For $n \in \mathbb{N}$ let $f_n(x) := x^n \exp\left(-\frac{x^2}{2}\right)$. I want to prove that $A := \mathrm{span} \lbrace f_n: n \in \mathbb{N} \rbrace$ is dense in $L^2(\mathbb{R}^n)$.
Clearly, it would be enough to approximate charcteristic functions, but I am not quite sure how to go about this. Maybe $\displaystyle \sum_{n = 1}^\infty \frac{(-1)^n(x)^{2n}}{2 ^nn!} \rightarrow \exp\left(-\frac{x^2}{2}\right)$ pointwise helps...

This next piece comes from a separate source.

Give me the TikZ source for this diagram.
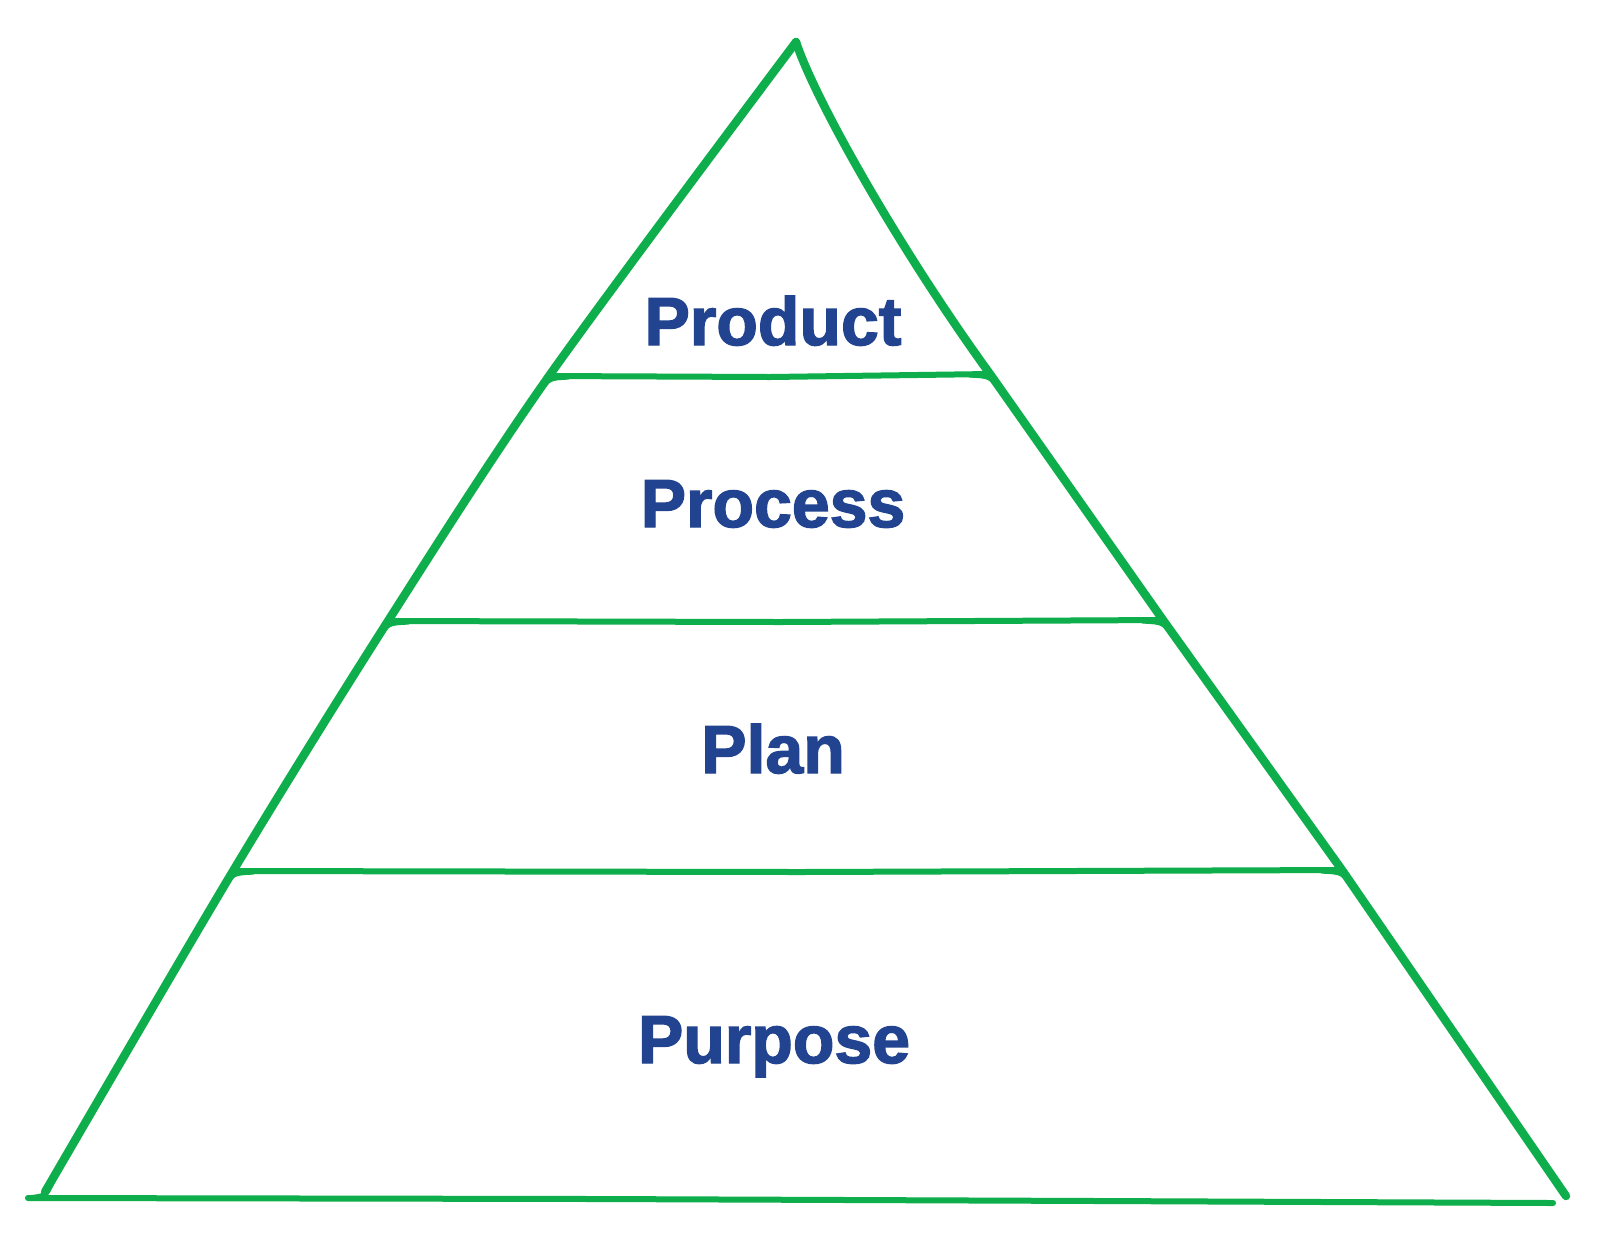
\documentclass[tikz,border=0pt]{standalone}
\usepackage{fontspec}
\newfontfamily\lblfont{Liberation Sans}[BoldFeatures={FakeBold=2}]
\definecolor{pgreen}{RGB}{13,174,75}
\definecolor{pblue}{RGB}{34,67,143}
\begin{document}
\begin{tikzpicture}[x=0.5pt,y=-0.5pt,
  side/.style={draw=pgreen,line width=4.2pt,line cap=round,line join=round},
  level/.style={draw=pgreen,line width=3pt,line cap=round},
  fillet/.style={draw=pgreen,line width=2.6pt,line cap=round},
  lbl/.style={text=pblue,font=\lblfont\bfseries\fontsize{34}{34}\selectfont,anchor=base,inner sep=0pt}]
\useasboundingbox[fill=white] (0,0) rectangle (1600,1239);
% key points
\coordinate (apex) at (796,42);
\coordinate (l1) at (549,376);
\coordinate (l2) at (388,621);
\coordinate (l3) at (233,871);
\coordinate (l4) at (45,1192);
\coordinate (r1) at (990,374);
\coordinate (r2) at (1163,620);
\coordinate (r3) at (1342,870);
\coordinate (r4) at (1566,1196);
\coordinate (bl) at (28,1198);
\coordinate (br) at (1553,1203);
% sides
\draw[side] plot[smooth,tension=0.5] coordinates {(apex) (l1) (l2) (l3) (l4)};
\draw[side] (apex) .. controls (815,100) and (900,250) .. (r1) -- (r2) -- (r3) -- (r4);
% level lines
\draw[level] (l1) -- (770,377) -- (r1);
\draw[level] (l2) -- (780,622) -- (r2);
\draw[level] (l3) -- (800,872) -- (r3);
\draw[level] (bl) -- (600,1199) -- (1100,1201) -- (br);
% fillets under the level lines
\draw[fillet] (539,392) .. controls (549,378) .. (568,377);
\draw[fillet] (1001,390) .. controls (990,376) .. (970,375);
\draw[fillet] (378,637) .. controls (388,623) .. (408,622);
\draw[fillet] (1174,636) .. controls (1163,622) .. (1143,621);
\draw[fillet] (224,887) .. controls (233,873) .. (253,872);
\draw[fillet] (1353,886) .. controls (1342,872) .. (1322,871);
\draw[fillet] (52,1182) .. controls (46,1196) .. (bl);
% labels
\node[lbl] (product) at (773,345) {Product};
\node[lbl] (process) at (773,527) {Process};
\node[lbl] (plan) at (773,773) {Plan};
\node[lbl] (purpose) at (774,1063) {Purpose};
\end{tikzpicture}
\end{document}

Take $f \in L^2(\mathbb{R})$ such that : $$\forall n \geq 0, \quad \displaystyle\int_{\mathbb{R}} f(x) x^n e^{-\frac{x^2}2} dx = 0$$
We want to prove that $f = 0$ everywhere. Define :
$$\forall z \in \mathbb{C},\quad F(z) = \displaystyle\int_{\mathbb{R}} f(x) e^{izx} e^{-\frac{x^2}2} dx $$
We can prove that $F$ is an entire function and that $F^{(n)}(0) = i^n\displaystyle\int_{\mathbb{R}} f(x) x^n e^{-\frac{x^2}2} dx = 0$ for all $n \geq 0$. Thus, $F = 0$ on all $\mathbb{C}$ (by analyticity). But, $F$ restrited to $\mathbb{R}$ is the fourier transform of $x \mapsto f(x) e^{-x^2/2}$. By injectivity of the Fourier transform, $f(x) e^{-x^2/2} = 0$ for almost all $x \in \mathbb{R}$. Finally $f = 0$, and the subset is dense in $L^2(\mathbb{R})$.